### TASK DETAILS
Repeat exactly the lines from the line with "Clone this chart in matplotlib." to the line with "45.3, 45.85, 46.16]", including both, and leave out any pictures.

### DATA EXCERPTS
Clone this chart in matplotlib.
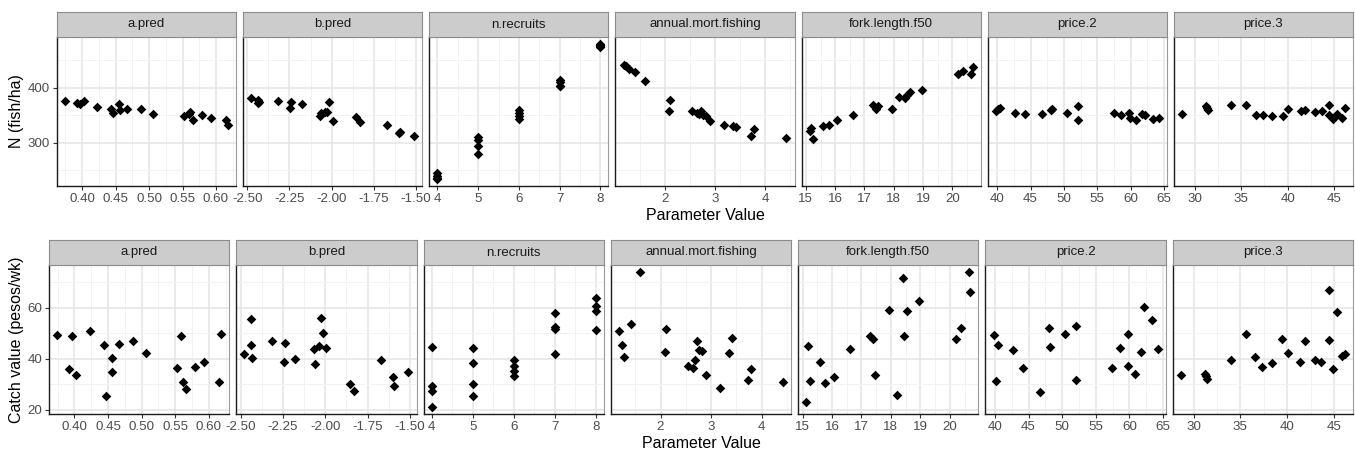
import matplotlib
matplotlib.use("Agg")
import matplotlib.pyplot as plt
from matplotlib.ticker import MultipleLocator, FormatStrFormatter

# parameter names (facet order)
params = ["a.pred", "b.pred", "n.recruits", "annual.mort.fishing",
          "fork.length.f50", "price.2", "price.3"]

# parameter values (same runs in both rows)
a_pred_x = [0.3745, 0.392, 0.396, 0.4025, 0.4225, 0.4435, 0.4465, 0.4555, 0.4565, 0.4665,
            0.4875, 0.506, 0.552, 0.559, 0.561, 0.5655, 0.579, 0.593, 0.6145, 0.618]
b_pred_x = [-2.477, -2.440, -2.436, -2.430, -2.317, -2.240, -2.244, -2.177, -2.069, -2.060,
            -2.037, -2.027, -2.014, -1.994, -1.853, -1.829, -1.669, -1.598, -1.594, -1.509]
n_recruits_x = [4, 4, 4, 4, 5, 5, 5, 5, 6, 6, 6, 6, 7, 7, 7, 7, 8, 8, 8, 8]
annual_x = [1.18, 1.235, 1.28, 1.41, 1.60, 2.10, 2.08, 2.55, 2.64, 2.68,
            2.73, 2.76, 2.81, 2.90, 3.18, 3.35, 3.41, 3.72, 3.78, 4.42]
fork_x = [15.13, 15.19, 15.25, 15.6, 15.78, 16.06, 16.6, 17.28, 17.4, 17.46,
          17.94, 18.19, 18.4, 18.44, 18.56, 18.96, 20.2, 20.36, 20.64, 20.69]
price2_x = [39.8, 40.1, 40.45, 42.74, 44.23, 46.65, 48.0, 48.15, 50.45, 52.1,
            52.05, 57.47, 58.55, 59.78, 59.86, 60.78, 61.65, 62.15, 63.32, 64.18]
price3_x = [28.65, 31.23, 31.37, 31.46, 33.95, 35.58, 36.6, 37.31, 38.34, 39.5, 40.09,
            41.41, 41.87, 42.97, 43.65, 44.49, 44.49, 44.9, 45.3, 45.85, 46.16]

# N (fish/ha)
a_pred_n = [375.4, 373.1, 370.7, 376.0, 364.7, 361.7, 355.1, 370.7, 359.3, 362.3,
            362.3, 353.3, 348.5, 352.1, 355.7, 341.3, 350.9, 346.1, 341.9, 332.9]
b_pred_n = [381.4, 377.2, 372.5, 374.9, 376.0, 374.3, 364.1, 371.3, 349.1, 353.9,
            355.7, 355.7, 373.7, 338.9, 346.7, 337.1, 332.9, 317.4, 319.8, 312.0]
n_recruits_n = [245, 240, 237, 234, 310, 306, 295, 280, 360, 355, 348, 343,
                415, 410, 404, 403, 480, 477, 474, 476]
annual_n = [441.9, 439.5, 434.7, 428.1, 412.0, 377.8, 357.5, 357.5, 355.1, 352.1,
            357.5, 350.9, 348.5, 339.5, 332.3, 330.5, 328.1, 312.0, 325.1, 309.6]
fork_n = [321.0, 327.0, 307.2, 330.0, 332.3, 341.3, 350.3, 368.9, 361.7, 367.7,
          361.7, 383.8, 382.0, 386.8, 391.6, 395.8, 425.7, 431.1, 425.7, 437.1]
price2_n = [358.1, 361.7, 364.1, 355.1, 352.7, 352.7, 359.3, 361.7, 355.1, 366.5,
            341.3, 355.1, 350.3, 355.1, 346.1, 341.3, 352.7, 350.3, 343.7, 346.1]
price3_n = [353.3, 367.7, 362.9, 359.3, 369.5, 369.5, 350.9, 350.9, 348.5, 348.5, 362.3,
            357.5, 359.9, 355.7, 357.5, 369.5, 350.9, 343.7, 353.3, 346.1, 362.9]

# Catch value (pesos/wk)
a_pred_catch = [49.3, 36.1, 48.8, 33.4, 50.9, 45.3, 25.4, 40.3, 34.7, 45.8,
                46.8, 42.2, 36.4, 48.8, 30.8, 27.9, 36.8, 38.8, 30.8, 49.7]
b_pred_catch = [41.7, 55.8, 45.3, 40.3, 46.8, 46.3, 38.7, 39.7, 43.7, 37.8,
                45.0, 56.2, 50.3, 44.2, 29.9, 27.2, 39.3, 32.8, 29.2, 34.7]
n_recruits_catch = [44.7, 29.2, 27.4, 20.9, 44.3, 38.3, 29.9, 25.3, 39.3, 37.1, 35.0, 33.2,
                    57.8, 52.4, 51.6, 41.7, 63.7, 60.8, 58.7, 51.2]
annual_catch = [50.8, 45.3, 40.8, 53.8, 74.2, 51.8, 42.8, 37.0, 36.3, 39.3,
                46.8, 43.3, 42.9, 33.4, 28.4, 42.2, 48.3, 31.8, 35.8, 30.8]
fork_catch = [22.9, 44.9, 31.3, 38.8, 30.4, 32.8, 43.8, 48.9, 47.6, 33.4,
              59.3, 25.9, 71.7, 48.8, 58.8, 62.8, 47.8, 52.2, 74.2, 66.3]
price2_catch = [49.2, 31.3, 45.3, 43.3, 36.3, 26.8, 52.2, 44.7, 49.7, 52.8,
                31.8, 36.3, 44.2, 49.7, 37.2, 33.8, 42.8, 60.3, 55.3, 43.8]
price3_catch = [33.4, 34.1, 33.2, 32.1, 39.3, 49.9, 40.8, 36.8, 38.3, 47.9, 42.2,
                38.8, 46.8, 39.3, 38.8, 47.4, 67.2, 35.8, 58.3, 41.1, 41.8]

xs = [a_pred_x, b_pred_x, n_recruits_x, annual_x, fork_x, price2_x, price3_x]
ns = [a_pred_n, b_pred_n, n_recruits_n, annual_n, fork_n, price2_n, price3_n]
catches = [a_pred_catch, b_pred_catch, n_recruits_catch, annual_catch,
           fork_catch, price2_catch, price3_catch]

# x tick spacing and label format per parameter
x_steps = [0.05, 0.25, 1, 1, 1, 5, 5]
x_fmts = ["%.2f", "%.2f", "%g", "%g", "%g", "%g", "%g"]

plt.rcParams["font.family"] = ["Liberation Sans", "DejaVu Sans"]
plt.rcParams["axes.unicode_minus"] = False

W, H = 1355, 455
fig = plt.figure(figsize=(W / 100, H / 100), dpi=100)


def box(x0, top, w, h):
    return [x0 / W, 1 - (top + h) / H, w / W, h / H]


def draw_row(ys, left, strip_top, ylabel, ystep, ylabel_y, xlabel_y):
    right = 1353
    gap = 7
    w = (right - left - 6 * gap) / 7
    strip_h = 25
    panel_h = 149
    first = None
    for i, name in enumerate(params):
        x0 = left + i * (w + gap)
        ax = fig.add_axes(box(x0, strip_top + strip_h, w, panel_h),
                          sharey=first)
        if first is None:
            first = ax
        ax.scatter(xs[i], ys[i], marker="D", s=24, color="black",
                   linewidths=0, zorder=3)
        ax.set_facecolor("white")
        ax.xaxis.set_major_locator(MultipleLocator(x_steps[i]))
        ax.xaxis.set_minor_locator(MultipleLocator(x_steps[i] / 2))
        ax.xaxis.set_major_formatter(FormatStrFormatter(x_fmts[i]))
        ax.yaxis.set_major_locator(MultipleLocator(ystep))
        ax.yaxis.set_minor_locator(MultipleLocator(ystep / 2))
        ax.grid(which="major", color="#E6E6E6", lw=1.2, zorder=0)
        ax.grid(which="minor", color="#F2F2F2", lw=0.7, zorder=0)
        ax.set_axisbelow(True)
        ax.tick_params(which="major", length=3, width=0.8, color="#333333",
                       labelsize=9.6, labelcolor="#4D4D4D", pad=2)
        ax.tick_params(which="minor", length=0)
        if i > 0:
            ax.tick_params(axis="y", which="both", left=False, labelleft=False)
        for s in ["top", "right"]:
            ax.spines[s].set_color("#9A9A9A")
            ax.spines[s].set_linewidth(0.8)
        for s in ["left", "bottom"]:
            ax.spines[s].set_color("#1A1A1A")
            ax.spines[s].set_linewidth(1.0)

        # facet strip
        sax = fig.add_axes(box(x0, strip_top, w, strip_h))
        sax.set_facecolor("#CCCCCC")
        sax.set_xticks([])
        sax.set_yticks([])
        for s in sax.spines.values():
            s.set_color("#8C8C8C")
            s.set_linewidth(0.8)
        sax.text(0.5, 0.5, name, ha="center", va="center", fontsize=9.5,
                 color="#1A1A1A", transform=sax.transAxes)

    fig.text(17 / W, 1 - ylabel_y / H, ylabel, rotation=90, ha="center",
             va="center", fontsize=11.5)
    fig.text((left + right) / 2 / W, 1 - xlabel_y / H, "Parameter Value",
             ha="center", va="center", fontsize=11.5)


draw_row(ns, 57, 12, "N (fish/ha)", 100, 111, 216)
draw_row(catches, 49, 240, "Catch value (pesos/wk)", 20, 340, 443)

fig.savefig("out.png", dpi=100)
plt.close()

---

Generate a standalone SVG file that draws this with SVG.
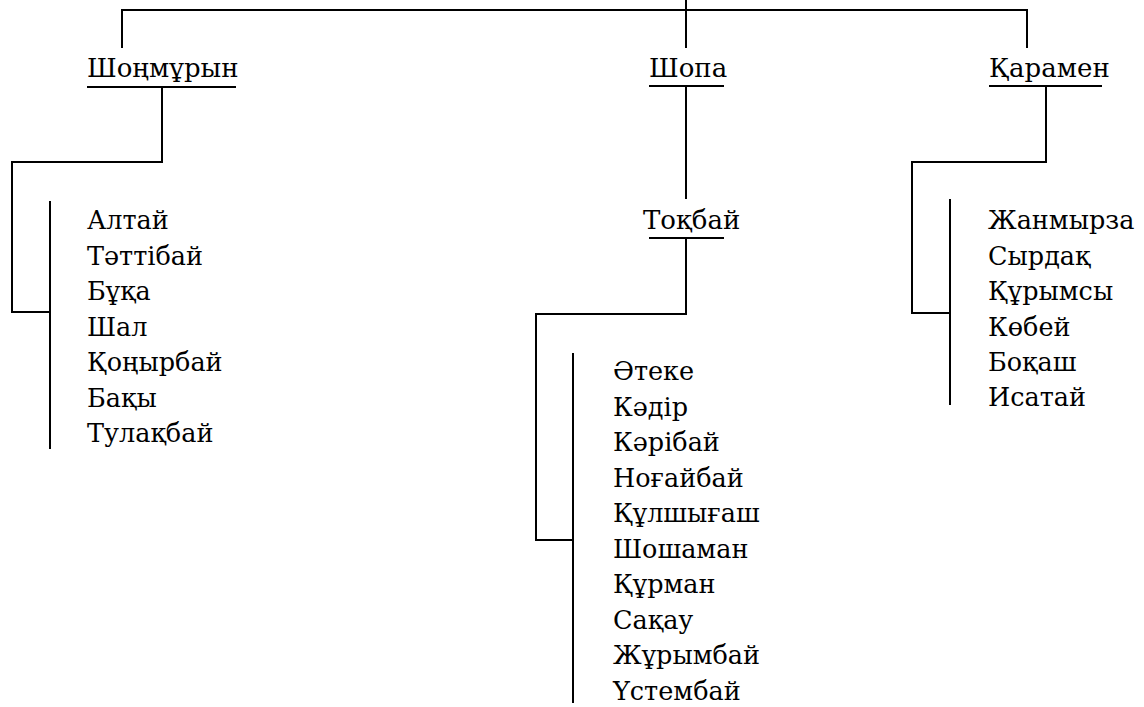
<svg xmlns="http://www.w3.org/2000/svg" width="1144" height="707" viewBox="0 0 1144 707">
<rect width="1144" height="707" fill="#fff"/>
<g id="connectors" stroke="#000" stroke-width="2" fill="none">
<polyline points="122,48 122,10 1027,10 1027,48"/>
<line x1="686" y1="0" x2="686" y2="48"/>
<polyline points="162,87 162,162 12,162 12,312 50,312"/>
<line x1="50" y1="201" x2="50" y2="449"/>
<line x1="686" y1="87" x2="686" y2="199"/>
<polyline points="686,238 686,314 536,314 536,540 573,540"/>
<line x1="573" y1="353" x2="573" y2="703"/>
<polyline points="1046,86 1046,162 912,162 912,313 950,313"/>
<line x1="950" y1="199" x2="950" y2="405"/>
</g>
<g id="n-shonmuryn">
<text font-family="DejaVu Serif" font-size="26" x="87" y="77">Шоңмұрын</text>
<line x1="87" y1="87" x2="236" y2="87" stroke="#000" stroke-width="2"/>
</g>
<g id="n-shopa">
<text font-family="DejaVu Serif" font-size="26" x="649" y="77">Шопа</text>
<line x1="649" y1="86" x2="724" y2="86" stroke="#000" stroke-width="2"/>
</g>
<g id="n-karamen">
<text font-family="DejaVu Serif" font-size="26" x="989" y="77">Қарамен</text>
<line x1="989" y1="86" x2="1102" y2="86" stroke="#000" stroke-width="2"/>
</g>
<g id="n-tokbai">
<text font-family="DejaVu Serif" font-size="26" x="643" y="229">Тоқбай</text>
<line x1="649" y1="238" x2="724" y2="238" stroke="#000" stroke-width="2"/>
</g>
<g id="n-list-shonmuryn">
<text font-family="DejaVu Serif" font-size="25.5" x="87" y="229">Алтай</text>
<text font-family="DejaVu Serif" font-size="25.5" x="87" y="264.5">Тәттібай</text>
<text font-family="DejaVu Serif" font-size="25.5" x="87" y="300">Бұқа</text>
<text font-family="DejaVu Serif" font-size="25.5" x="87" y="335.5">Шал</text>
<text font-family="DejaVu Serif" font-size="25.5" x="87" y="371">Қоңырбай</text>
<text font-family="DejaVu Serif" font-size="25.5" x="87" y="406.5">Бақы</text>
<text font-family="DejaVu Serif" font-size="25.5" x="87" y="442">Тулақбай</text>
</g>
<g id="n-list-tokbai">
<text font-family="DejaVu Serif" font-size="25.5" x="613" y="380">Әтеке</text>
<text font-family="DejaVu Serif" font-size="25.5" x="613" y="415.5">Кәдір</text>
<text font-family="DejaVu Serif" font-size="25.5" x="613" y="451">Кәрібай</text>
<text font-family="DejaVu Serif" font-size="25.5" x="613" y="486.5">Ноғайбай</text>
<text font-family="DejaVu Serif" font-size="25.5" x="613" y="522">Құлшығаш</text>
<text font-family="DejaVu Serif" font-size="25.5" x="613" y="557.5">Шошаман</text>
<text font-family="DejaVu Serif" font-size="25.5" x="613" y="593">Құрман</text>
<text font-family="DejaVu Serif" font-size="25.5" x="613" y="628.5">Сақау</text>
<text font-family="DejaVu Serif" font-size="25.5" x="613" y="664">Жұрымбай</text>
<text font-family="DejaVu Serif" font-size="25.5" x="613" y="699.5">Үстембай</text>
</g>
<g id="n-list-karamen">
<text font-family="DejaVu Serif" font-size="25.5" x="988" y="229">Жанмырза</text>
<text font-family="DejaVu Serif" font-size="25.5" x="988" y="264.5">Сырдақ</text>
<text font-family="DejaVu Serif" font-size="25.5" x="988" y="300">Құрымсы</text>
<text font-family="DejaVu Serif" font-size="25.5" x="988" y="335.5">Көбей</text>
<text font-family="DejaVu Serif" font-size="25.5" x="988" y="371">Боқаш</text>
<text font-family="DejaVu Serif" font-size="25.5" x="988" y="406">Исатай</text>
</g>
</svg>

### FULL RESPONSE
Clone this chart in matplotlib.
import matplotlib
matplotlib.use("Agg")
import matplotlib.pyplot as plt
from matplotlib.ticker import MultipleLocator, FormatStrFormatter

# parameter names (facet order)
params = ["a.pred", "b.pred", "n.recruits", "annual.mort.fishing",
          "fork.length.f50", "price.2", "price.3"]

# parameter values (same runs in both rows)
a_pred_x = [0.3745, 0.392, 0.396, 0.4025, 0.4225, 0.4435, 0.4465, 0.4555, 0.4565, 0.4665,
            0.4875, 0.506, 0.552, 0.559, 0.561, 0.5655, 0.579, 0.593, 0.6145, 0.618]
b_pred_x = [-2.477, -2.440, -2.436, -2.430, -2.317, -2.240, -2.244, -2.177, -2.069, -2.060,
            -2.037, -2.027, -2.014, -1.994, -1.853, -1.829, -1.669, -1.598, -1.594, -1.509]
n_recruits_x = [4, 4, 4, 4, 5, 5, 5, 5, 6, 6, 6, 6, 7, 7, 7, 7, 8, 8, 8, 8]
annual_x = [1.18, 1.235, 1.28, 1.41, 1.60, 2.10, 2.08, 2.55, 2.64, 2.68,
            2.73, 2.76, 2.81, 2.90, 3.18, 3.35, 3.41, 3.72, 3.78, 4.42]
fork_x = [15.13, 15.19, 15.25, 15.6, 15.78, 16.06, 16.6, 17.28, 17.4, 17.46,
          17.94, 18.19, 18.4, 18.44, 18.56, 18.96, 20.2, 20.36, 20.64, 20.69]
price2_x = [39.8, 40.1, 40.45, 42.74, 44.23, 46.65, 48.0, 48.15, 50.45, 52.1,
            52.05, 57.47, 58.55, 59.78, 59.86, 60.78, 61.65, 62.15, 63.32, 64.18]
price3_x = [28.65, 31.23, 31.37, 31.46, 33.95, 35.58, 36.6, 37.31, 38.34, 39.5, 40.09,
            41.41, 41.87, 42.97, 43.65, 44.49, 44.49, 44.9, 45.3, 45.85, 46.16]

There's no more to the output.